Terence Hill, aqui, é Alan, um apostador de
corridas de cavalos não muito favorecido pela sorte: Já no princípio do filme,
ele tem em seu encalço um punhado de apostadores lhe cobrando o dinheiro que
lhes deve. Em fuga, Alan acha bem propício aproveitar o ensejo de que seu tio
Brad (Herbie Goldstein), um veterano da Segunda Guerra Mundial, andou delirando
e desenhando um mapa de um suposto tesouro que só ele dizia saber a
localização, para partir dali, em busca da riqueza e para longe de seus
credores.
Ele acaba se escondendo dentro do barco à vela
de Charlie (Bud Spencer) velejador financiado por uma marca de marmelada –cuja
camiseta ele usa o filme todo –para empreender uma viagem ao redor do mundo
como forma de divulgar o produto.
A primeira quase meia hora de filme se
restringe ao interior do barco de Charlie e, mesmo assim –prova da
funcionalidade plena do carisma de seus astros –funciona: Charlie começa a
suspeitar de um clandestino a bordo quando toda comida que prepara desaparece
assim que, por qualquer razão, acaba virando as costas (as piadas envolvendo
comida e glutonaria que são comuns em todos os filmes deles).

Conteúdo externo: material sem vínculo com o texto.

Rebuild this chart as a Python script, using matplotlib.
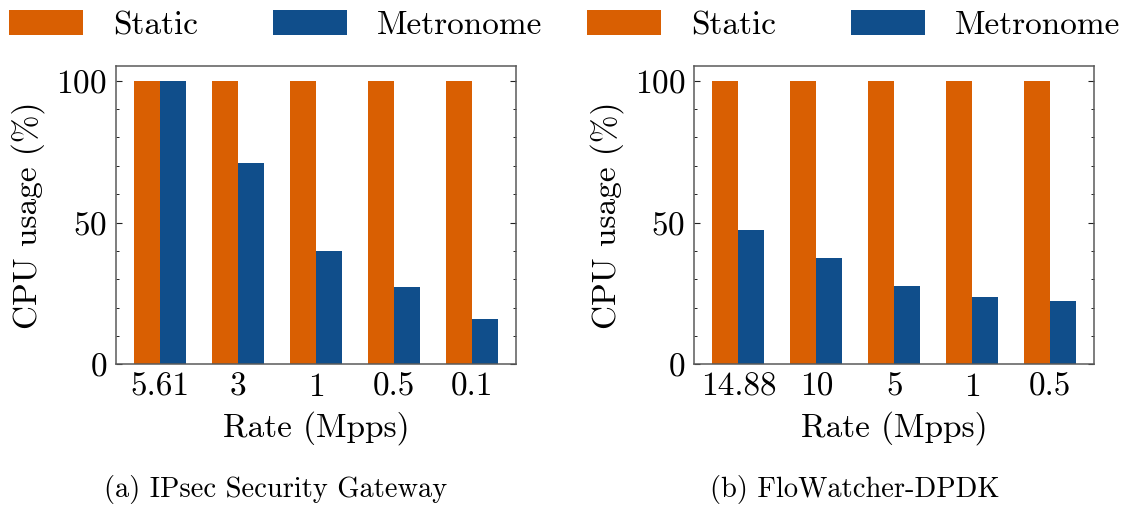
import matplotlib
matplotlib.use("Agg")
import matplotlib.pyplot as plt
from matplotlib.patches import Patch
from matplotlib.ticker import MultipleLocator
import numpy as np

# Data
rates_ipsec = ["5.61", "3", "1", "0.5", "0.1"]
static_ipsec = [100, 100, 100, 100, 100]
metronome_ipsec = [100, 71, 40, 27.3, 16]

rates_flow = ["14.88", "10", "5", "1", "0.5"]
static_flow = [100, 100, 100, 100, 100]
metronome_flow = [47.4, 37.5, 27.6, 23.7, 22.3]

series_labels = ["Static", "Metronome"]
captions = ["(a) IPsec Security Gateway", "(b) FloWatcher-DPDK"]

ORANGE = "#d95f02"
BLUE = "#104e8b"
SPINE = "#5a5a5a"

plt.rcParams["font.family"] = ["cmr10", "DejaVu Serif"]
plt.rcParams["mathtext.fontset"] = "cm"
plt.rcParams["axes.formatter.use_mathtext"] = True
plt.rcParams["axes.unicode_minus"] = False

FS = 24
W, H = 1128, 507
fig = plt.figure(figsize=(W / 100, H / 100), dpi=100)

axes_px = [(116, 66, 400, 298.3), (694.3, 66, 400, 298.3)]
panels = [
    (rates_ipsec, static_ipsec, metronome_ipsec),
    (rates_flow, static_flow, metronome_flow),
]
width = 1 / 3

for i, ((px, py, pw, ph), (rates, st, mt)) in enumerate(zip(axes_px, panels)):
    ax = fig.add_axes([px / W, 1 - (py + ph) / H, pw / W, ph / H])
    x = np.arange(len(rates))
    ax.bar(x - width / 2, st, width, color=ORANGE, linewidth=0)
    ax.bar(x + width / 2, mt, width, color=BLUE, linewidth=0)
    ax.set_ylim(0, 105.2)
    ax.set_xticks(x)
    ax.set_xticklabels(rates)
    ax.yaxis.set_major_locator(MultipleLocator(50))
    ax.yaxis.set_minor_locator(MultipleLocator(10))
    ax.tick_params(axis="y", which="both", direction="in", left=True, right=True,
                   colors="#222222", labelcolor="black", labelsize=FS, pad=6.5)
    ax.tick_params(axis="y", which="major", length=4.5, width=0.8)
    ax.tick_params(axis="y", which="minor", length=2.5, width=0.7)
    ax.tick_params(axis="x", which="both", length=0, labelsize=FS, pad=6)
    for s in ax.spines.values():
        s.set_color(SPINE)
        s.set_linewidth(1.1)
    ax.set_ylabel("CPU usage (%)", fontsize=FS, labelpad=8)
    ax.set_xlabel("Rate (Mpps)", fontsize=FS, labelpad=7)

    # per-panel legend along the top
    handles = [Patch(facecolor=ORANGE, edgecolor="none"),
               Patch(facecolor=BLUE, edgecolor="none")]
    fig.legend(handles, series_labels, loc="upper left",
               bbox_to_anchor=((px - 107) / W, 1 - 10 / H),
               ncol=2, frameon=False, fontsize=FS, borderpad=0,
               borderaxespad=0, handlelength=2.22, handleheight=0.78,
               handletextpad=0.9, columnspacing=2.25)

    # sub-figure caption centred under the panel block
    fig.text((px - 107 + 267) / W, 1 - 490 / H, captions[i], fontsize=20.5,
             ha="center", va="center")

fig.savefig("out.png", dpi=100)
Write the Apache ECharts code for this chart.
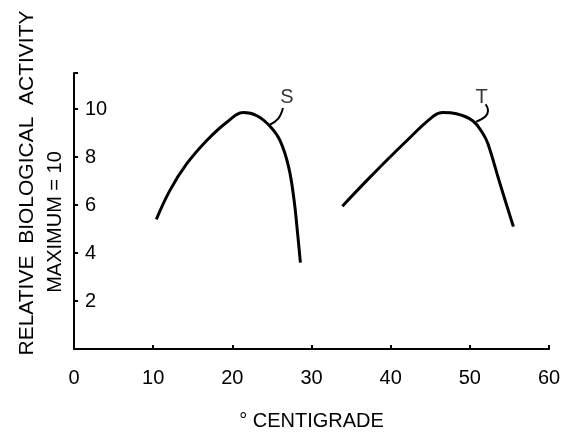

Quando Alan é descoberto, ele apela para o bom
coração de Charlie para que não seja abandonado no mar, e passa a atuar como
seu funcionário a bordo da embarcação, contudo, Alan tem seus próprios planos:
Ele sabota a bússola do barco e traça sua própria rota a partir do mapa de seu
tio. Quando Charlie enfim descobre a travessura de seu colega, eles já estão
próximos da tal ilha do tesouro, e resta aos dois ir até o fim nessa procura.
Quando o filme chega à tal ilha –na verdade, a
Baía de Biscayne, na Flórida, onde as filmagens foram feitas, e que não lembra
em nada uma ilha selvagem (!) –as coisas esfriam um pouco: O humor ganha ares
mais infantilizados, as piadas se tornam menos ágeis e mais burocráticas, e a
narrativa passa a enrolar com algumas situações –inclusive com os clichês
batidos de índios e piratas!
Além disso, a dupla encontra um soldado japonês
(John Fujioka) crente que a Segunda Guerra Mundial ainda estava em curso (!)
–teria este personagem inspirado o de John C. Reilly em “Kong-A Ilha da Caveira”? –e, por conta disso, ainda protegendo o tesouro, milhões de dólares
em dinheiro confiscado pela marinha do Japão.
Era provável que um pouco mais de seriedade no
tratamento da premissa viesse a valorizar ainda mais os lances de humor quando
eles acontecessem, no entanto, o diretor Sergio Corbucci, já conhecedor dos
meandros que norteavam as realizações da dupla, arma o espetáculo no piloto
automático, deixando seus dois protagonistas brilharem. As cenas elaboradas no
roteiro servem somente ao humor no qual eles se especializaram, e pouco se
disfarça dos rumos bastante previsíveis que tudo acaba adquirindo –era o cinema
comercial trocando o audacioso pelo confortável (e até hoje, convenhamos, ainda
é feito assim).
Não é o melhor trabalho da
dupla, mas na contabilidade de seus acertos, e na graça genuína que obtém sendo
aquilo que é, ele certamente tem seu valor.